Found: A Rich Collection of Triassic Fossils at Bears Ears
Another wonder from a wild place now left unprotected.
A team of paleontologists led by Robert Gay, of the University of Western Colorado, has recently discovered what may be the largest concentration of Triassic fossils in the world. The newly found site is located in part of the Chinle Formation of Utah, which was part of the more than 1.3 million acres that the Obama administration proclaimed part of Bears Ears National Monument in December 2016. But after the Trump administration’s decision to reduce the size of the monument area by 85 percent, the site where the fossils were found can no longer count on its old legal protections.
“Based on our small, initial excavation, we believe that this 69-yard site may be the densest area of Triassic period fossils in the nation, maybe the world,” Gay said in a statement. “If this site can be fully excavated, it is likely that we will find many other intact specimens, and quite possibly even new vertebrate species.”

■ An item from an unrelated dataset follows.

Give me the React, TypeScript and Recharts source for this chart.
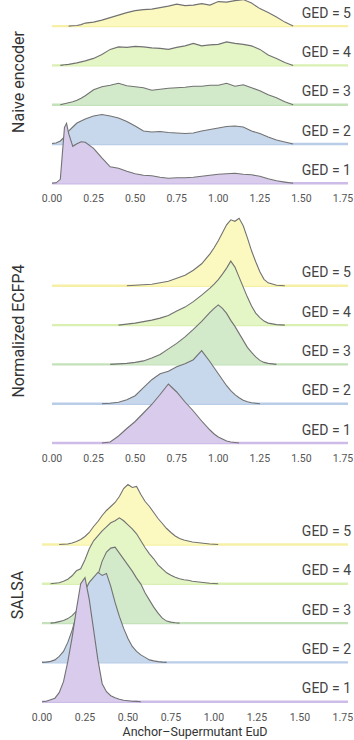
import React from 'react';
import { AreaChart, Area, XAxis, YAxis, ReferenceLine } from 'recharts';

const _ = null;

// ridge spacing (in the chart's y units)
const ROW = 39.3;

const X_TICKS = [0, 0.25, 0.5, 0.75, 1, 1.25, 1.5, 1.75];
const GED_LABELS = ['GED = 1', 'GED = 2', 'GED = 3', 'GED = 4', 'GED = 5'];
const PANEL_TITLES = ['Naive encoder', 'Normalized ECFP4', 'SALSA'];
const X_TITLE = 'Anchor\u2013Supermutant EuD';

const FILLS = ['#d8cbec', '#c7d7ec', '#d2e9ca', '#e4f5c6', '#fcf9c0'];
const BASE_COLORS = ['#cdbce8', '#b9cce8', '#c3e2b9', '#d9f0b2', '#f6f0a6'];
const OUTLINE = '#727272';
const FONT = 'Roboto, "Open Sans", "DejaVu Sans", sans-serif';

// ---------- Panel 1: Naive encoder ----------
const P1_X = [0, 0.025, 0.05, 0.0625, 0.075, 0.0875, 0.1, 0.125, 0.15, 0.175, 0.2, 0.25, 0.3, 0.35, 0.4, 0.45, 0.5, 0.55, 0.6, 0.65, 0.7, 0.75, 0.8, 0.85, 0.9, 0.95, 1.0, 1.05, 1.1, 1.15, 1.2, 1.25, 1.3, 1.35, 1.4, 1.45, 1.5, 1.78];
const P1_GED1 = [0, 0.5, 4, 30, 56, 60, 50, 37, 39.5, 41.5, 41, 35, 25.5, 16.5, 15, 12, 9.5, 8, 7.5, 6, 5, 5.5, 5.5, 6, 7, 8, 9, 9.5, 10, 9, 8.5, 7, 4.5, 2.5, 1.2, 0, _, _];
const P1_GED2 = [0.5, 1, 3, 5, 7, 10, 13, 17, 21, 23, 25, 28, 29.5, 28, 26, 22.5, 18, 13, 12, 12.5, 11.5, 11, 10.5, 11, 13, 14.5, 16, 17.5, 18, 17, 13, 10.5, 7, 4, 2, 0, _, _];
const P1_GED3 = [_, _, 0, 0.5, 1, 1.5, 2, 3, 4.5, 6.5, 9, 15, 18, 19.5, 21.5, 19, 18, 17, 14.5, 15.5, 16.5, 17, 17.5, 18.5, 18.5, 19.5, 19.5, 21.5, 18.5, 20, 17, 14, 10, 7, 3, 0, _, _];
const P1_GED4 = [_, _, 0, 0.3, 0.6, 0.8, 1, 1.8, 2.5, 3.5, 4.5, 7, 11, 16, 18.5, 18, 19, 18.5, 17.5, 17, 16, 18, 19.5, 22, 19.5, 20.5, 21, 23.5, 22, 21, 19.5, 16, 10.5, 7, 3, 0, _, _];
const P1_GED5 = [_, _, _, _, _, _, 0, 0.3, 0.6, 1.5, 3, 4, 6, 8.5, 11, 13.5, 15.5, 16.5, 17, 18.5, 20, 22, 20.5, 21, 22.5, 21, 24.5, 24, 25.5, 26.5, 23, 17.5, 13.5, 9, 4, 0, _, _];

// ---------- Panel 2: Normalized ECFP4 ----------
const P2_X = [0, 0.3, 0.35, 0.4, 0.45, 0.5, 0.55, 0.6, 0.65, 0.7, 0.75, 0.8, 0.85, 0.9, 0.95, 0.975, 1.0, 1.025, 1.05, 1.075, 1.1, 1.125, 1.15, 1.175, 1.2, 1.225, 1.25, 1.275, 1.3, 1.35, 1.4, 1.45, 1.78];
const P2_GED1 = [_, 0, 1, 7, 14.5, 21.5, 30, 38.5, 48.5, 59, 51, 41, 32, 22, 13, 9, 6, 4, 2, 1, 0.5, 0, _, _, _, _, _, _, _, _, _, _, _];
const P2_GED2 = [_, 0, 0.5, 1.5, 4, 8, 16, 24, 30, 32.5, 37, 40, 44, 53, 42, 36, 30, 24, 18, 13, 9, 6, 3.5, 2, 1, 0.5, 0, _, _, _, _, _, _];
const P2_GED3 = [_, _, 0, 0.5, 1, 2, 3.5, 6.5, 10, 15.5, 21, 27.5, 35, 43, 52, 56, 59.5, 56, 51, 44, 38, 31, 24, 17, 12, 7.5, 4, 2, 1, 0, _, _, _];
const P2_GED4 = [_, _, _, 0, 1, 2, 3.5, 5, 7, 9.5, 14, 18, 23.5, 30, 37, 41, 45.5, 51, 57, 64, 58, 48, 38, 28, 19, 12, 7.5, 4, 2, 0.5, 0, _, _];
const P2_GED5 = [_, _, _, _, 0, 0.5, 1, 1.5, 3, 4.5, 7.5, 10.5, 15.5, 22, 32, 38, 45, 53, 61, 66, 64.5, 67.5, 60, 48, 35, 24, 14, 6.5, 3, 0.5, 0, _, _];

// ---------- Panel 3: SALSA ----------
const P3_X = [0, 0.025, 0.05, 0.075, 0.1, 0.125, 0.15, 0.175, 0.2, 0.225, 0.25, 0.275, 0.3, 0.325, 0.35, 0.375, 0.4, 0.425, 0.45, 0.475, 0.5, 0.525, 0.55, 0.575, 0.6, 0.625, 0.65, 0.675, 0.7, 0.725, 0.75, 0.775, 0.8, 0.825, 0.85, 0.875, 0.9, 0.925, 0.95, 0.975, 1.0, 1.025, 1.05, 1.78];
const P3_GED1 = [0, 0.5, 2, 3.5, 9, 20, 40, 64, 92, 118, 124, 102, 72, 42, 18, 10, 6, 4, 2.5, 1.5, 1, 0.5, 0.3, 0, _, _, _, _, _, _, _, _, _, _, _, _, _, _, _, _, _, _, _, _];
const P3_GED2 = [0, 0.3, 1, 2.5, 6, 11, 20, 32, 47, 60, 72, 80, 85, 90, 87, 89, 76, 60, 46, 34, 24, 16, 11, 7.5, 5, 2.5, 1.5, 0.8, 0.3, 0, _, _, _, _, _, _, _, _, _, _, _, _, _, _];
const P3_GED3 = [_, _, 0, 0.5, 1.5, 2.5, 4.5, 7.5, 12, 18, 26, 34, 41, 48, 62, 71, 75, 76, 70, 64, 58, 52, 45, 39, 30, 23, 16, 10, 5, 2, 1, 0.3, 0, _, _, _, _, _, _, _, _, _, _, _];
const P3_GED4 = [_, _, 0, 0.5, 1, 2.5, 4.5, 8, 13, 15, 24, 35, 43, 48, 53, 57, 61, 63, 66, 63, 59, 55, 50, 43, 36, 30, 25, 19, 15, 11, 8.5, 6.5, 5, 4, 3.5, 2.5, 2, 1.5, 1, 0.5, 0.3, 0, _, _];
const P3_GED5 = [_, _, _, _, 0, 0.3, 0.5, 1.5, 3, 5, 8, 12, 18, 23, 29, 34, 38, 42, 48, 56, 60, 57, 58, 50, 43, 38, 32, 26, 21, 16, 12, 8.5, 6, 4.5, 3.5, 2.5, 2, 1.5, 1, 0.5, 0.3, 0, _, _];

type Row = { x: number; g: (number | null)[] };

function buildRows(xs: number[], series: (number | null)[][]): Row[] {
  return xs.map((x, i) => ({ x, g: series.map((s) => s[i]) }));
}

const ROWS1 = buildRows(P1_X, [P1_GED1, P1_GED2, P1_GED3, P1_GED4, P1_GED5]);
const ROWS2 = buildRows(P2_X, [P2_GED1, P2_GED2, P2_GED3, P2_GED4, P2_GED5]);
const ROWS3 = buildRows(P3_X, [P3_GED1, P3_GED2, P3_GED3, P3_GED4, P3_GED5]);

const ORDER = [4, 3, 2, 1, 0]; // draw GED=5 first, GED=1 last (on top)
const OFFSETS = [0, 1, 2, 3, 4].map((k) => k * ROW);

const BASE_KEYS = OFFSETS.map((off) => (_r: Row) => [off - 1.2, off + 1.2]);
const DENS_KEYS = OFFSETS.map((off, k) => (r: Row) => (r.g[k] == null ? null : off + (r.g[k] as number)));

const GED_LABEL_RENDER = GED_LABELS.map((txt) => (p: any) => {
  const vb = p.viewBox || {};
  return (
    <text x={vb.x + vb.width + 3} y={vb.y - 13.5} textAnchor="end" dominantBaseline="central" fontSize={14} fill="#444" fontFamily={FONT}>
      {txt}
    </text>
  );
});

const TITLE_Y = [82, 121, 125];
const TITLE_RENDER = PANEL_TITLES.map((txt, i) => () => (
  <text x={18} y={TITLE_Y[i]} transform={`rotate(-90 18 ${TITLE_Y[i]})`} textAnchor="middle" dominantBaseline="central" fontSize={16} fill="#333" fontFamily={FONT}>
    {txt}
  </text>
));

const fmt = (v: number) => v.toFixed(2);
const TICK_STYLE = { fontSize: 10.5, fill: '#555', fontFamily: FONT };
const MARGIN = { top: 0, right: 6, bottom: 0, left: 0 };
const X_DOMAIN: [number, number] = [0, 1.78];
const X_LABEL = { value: X_TITLE, position: 'insideBottom', offset: 3, fontSize: 12.5, fill: '#333', fontFamily: FONT };

type PanelProps = {
  top: number;
  height: number;
  leftW: number;
  yDomain: [number, number];
  rows: Row[];
  idx: number;
  xH: number;
  withXTitle?: boolean;
};

function Panel({ top, height, leftW, yDomain, rows, idx, xH, withXTitle }: PanelProps) {
  return (
    <div style={{ position: 'absolute', left: 0, top }}>
      <AreaChart width={354} height={height} data={rows} margin={MARGIN}>
        <XAxis
          type="number"
          dataKey="x"
          domain={X_DOMAIN}
          allowDataOverflow
          ticks={X_TICKS}
          interval={0}
          tickFormatter={fmt}
          axisLine={false}
          tickLine={false}
          tick={TICK_STYLE}
          height={xH}
          label={withXTitle ? (X_LABEL as any) : undefined}
        />
        <YAxis
          type="number"
          domain={yDomain}
          allowDataOverflow
          width={leftW}
          tick={false}
          axisLine={false}
          tickLine={false}
          label={TITLE_RENDER[idx]}
        />
        {ORDER.map((k) => (
          <Area
            key={'base' + k}
            type="linear"
            dataKey={BASE_KEYS[k]}
            fill={BASE_COLORS[k]}
            fillOpacity={1}
            stroke="none"
            dot={false}
            activeDot={false}
            isAnimationActive={false}
          />
        ))}
        {ORDER.map((k) => (
          <Area
            key={'dens' + k}
            type="linear"
            dataKey={DENS_KEYS[k]}
            baseValue={OFFSETS[k]}
            fill={FILLS[k]}
            fillOpacity={1}
            stroke={OUTLINE}
            strokeWidth={1.1}
            dot={false}
            activeDot={false}
            isAnimationActive={false}
          />
        ))}
        {OFFSETS.map((off, k) => (
          <ReferenceLine key={'lab' + k} y={off} stroke="none" label={GED_LABEL_RENDER[k]} />
        ))}
      </AreaChart>
    </div>
  );
}

const DOM1: [number, number] = [-3.7, 183.3];
const DOM2: [number, number] = [-4, 233];
const DOM3: [number, number] = [-3.7, 231.7];

export default function App() {
  return (
    <div style={{ position: 'absolute', left: 0, top: 0, width: 354, height: 740, background: '#fff', fontFamily: FONT }}>
      <Panel top={0} height={210} leftW={52} yDomain={DOM1} rows={ROWS1} idx={0} xH={23} />
      <Panel top={210} height={260} leftW={52} yDomain={DOM2} rows={ROWS2} idx={1} xH={23} />
      <Panel top={470} height={269.4} leftW={42} yDomain={DOM3} rows={ROWS3} idx={2} xH={34} withXTitle />
    </div>
  );
}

It is unusual to find such a large number of well-preserved fossils in a single location, Gay says. Some of the most notable finds unearthed so far include several intact pieces of ancient, crocodile-like reptiles known as phytosaurs, which are currently being studied at the St. George Dinosaur Discovery Site at Johnson Farm, a local paleontology museum.
The discovery is even more remarkable because one of the fossils was missing a portion of its skull, which had apparently been looted. Gay and his team were able to find the missing part after learning from local authorities that a fossil matching the one they found had recently been found in the possession of an illegal collector. “This may be one of the only times a recovered fossil has been traced all the way back to the location where it was looted,” Gay says. Vandalism and looting are among the reasons that Native American groups got together to push for the National Monument designation.
“There is an incredible amount of work yet to be done,” said Tracy J. Thomson, a coordinator of the Western Association of Vertebrate Paleontology, in the release, “and we hope that paleontological sites like this one will get the protection they need before more of our prehistoric past is forever lost to looting or irreplaceably damaged by mining in the region.”